▶ [Aim]: Check each line of the material below for "matplotlib", then copy the ones that contain it.

▶ [Working data]:
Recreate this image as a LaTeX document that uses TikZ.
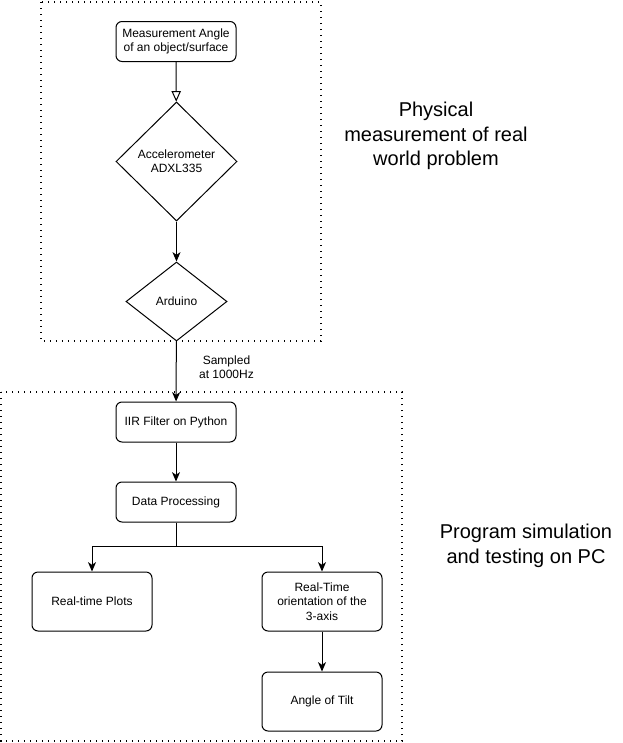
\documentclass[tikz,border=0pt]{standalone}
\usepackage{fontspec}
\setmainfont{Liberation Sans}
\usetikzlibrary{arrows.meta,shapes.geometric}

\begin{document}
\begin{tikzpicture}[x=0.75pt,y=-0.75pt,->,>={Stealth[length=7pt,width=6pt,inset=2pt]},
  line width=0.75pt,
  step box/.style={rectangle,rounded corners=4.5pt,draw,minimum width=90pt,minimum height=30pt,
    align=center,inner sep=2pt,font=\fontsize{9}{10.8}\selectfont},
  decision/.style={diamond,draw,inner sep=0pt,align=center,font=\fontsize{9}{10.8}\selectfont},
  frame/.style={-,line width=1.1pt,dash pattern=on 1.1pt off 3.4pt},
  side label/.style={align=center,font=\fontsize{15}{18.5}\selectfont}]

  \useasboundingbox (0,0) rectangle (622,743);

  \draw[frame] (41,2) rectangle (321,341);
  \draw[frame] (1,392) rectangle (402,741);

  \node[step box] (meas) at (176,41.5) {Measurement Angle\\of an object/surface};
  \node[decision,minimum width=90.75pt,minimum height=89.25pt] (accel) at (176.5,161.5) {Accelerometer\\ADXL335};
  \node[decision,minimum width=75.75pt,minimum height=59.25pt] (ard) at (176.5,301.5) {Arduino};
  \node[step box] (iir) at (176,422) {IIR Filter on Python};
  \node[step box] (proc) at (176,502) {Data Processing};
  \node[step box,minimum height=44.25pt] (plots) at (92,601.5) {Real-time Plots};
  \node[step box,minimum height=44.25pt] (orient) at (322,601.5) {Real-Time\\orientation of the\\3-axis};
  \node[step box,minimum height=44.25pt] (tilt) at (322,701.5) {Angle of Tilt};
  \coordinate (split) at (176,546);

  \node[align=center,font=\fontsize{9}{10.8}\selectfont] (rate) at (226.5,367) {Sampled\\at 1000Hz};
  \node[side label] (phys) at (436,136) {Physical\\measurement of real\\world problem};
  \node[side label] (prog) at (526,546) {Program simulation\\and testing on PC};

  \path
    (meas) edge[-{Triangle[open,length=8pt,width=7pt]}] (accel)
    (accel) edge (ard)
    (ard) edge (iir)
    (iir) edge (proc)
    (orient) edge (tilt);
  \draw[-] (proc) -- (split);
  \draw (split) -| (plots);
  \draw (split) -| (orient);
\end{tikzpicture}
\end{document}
---
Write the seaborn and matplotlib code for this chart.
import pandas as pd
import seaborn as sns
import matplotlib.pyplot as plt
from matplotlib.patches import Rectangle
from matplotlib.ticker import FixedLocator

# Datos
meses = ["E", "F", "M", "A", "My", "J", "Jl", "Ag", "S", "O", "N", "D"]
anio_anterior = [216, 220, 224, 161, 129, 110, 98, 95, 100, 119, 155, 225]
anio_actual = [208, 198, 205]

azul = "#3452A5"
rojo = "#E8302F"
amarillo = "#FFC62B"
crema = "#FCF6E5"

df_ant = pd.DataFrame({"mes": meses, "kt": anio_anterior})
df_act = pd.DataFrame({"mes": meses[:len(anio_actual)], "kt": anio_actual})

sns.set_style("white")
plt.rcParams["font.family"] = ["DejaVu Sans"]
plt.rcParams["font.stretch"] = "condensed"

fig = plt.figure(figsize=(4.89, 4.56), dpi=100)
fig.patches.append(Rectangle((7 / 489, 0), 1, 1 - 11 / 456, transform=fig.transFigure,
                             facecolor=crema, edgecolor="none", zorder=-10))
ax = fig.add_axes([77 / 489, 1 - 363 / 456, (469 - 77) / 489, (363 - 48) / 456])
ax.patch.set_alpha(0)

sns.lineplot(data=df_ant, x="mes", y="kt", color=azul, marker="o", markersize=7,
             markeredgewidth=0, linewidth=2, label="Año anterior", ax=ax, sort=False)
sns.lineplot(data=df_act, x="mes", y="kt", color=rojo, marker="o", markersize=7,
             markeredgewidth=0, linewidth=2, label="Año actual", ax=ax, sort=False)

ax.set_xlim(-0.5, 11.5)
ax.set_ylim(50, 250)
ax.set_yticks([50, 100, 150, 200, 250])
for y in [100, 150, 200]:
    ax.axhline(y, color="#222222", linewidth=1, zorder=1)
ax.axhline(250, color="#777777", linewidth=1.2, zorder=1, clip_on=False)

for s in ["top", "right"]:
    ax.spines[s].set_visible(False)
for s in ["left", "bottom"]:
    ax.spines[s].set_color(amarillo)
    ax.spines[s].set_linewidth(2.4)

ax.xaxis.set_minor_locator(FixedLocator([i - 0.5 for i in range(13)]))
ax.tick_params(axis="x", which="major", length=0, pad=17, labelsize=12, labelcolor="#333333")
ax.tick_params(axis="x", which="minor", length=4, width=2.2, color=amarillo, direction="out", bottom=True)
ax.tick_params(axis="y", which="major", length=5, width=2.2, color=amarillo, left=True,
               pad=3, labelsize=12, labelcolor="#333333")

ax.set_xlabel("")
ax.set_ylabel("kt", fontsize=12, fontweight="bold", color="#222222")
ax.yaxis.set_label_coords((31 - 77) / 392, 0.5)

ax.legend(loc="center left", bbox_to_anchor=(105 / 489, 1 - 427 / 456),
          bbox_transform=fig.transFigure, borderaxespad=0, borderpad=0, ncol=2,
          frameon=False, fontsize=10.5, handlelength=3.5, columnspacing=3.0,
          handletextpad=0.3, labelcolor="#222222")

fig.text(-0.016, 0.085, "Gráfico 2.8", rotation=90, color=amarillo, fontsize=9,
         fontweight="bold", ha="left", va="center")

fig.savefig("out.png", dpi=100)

▶ [Response for this exercise]:
Write the seaborn and matplotlib code for this chart.
import matplotlib.pyplot as plt
from matplotlib.patches import Rectangle
from matplotlib.ticker import FixedLocator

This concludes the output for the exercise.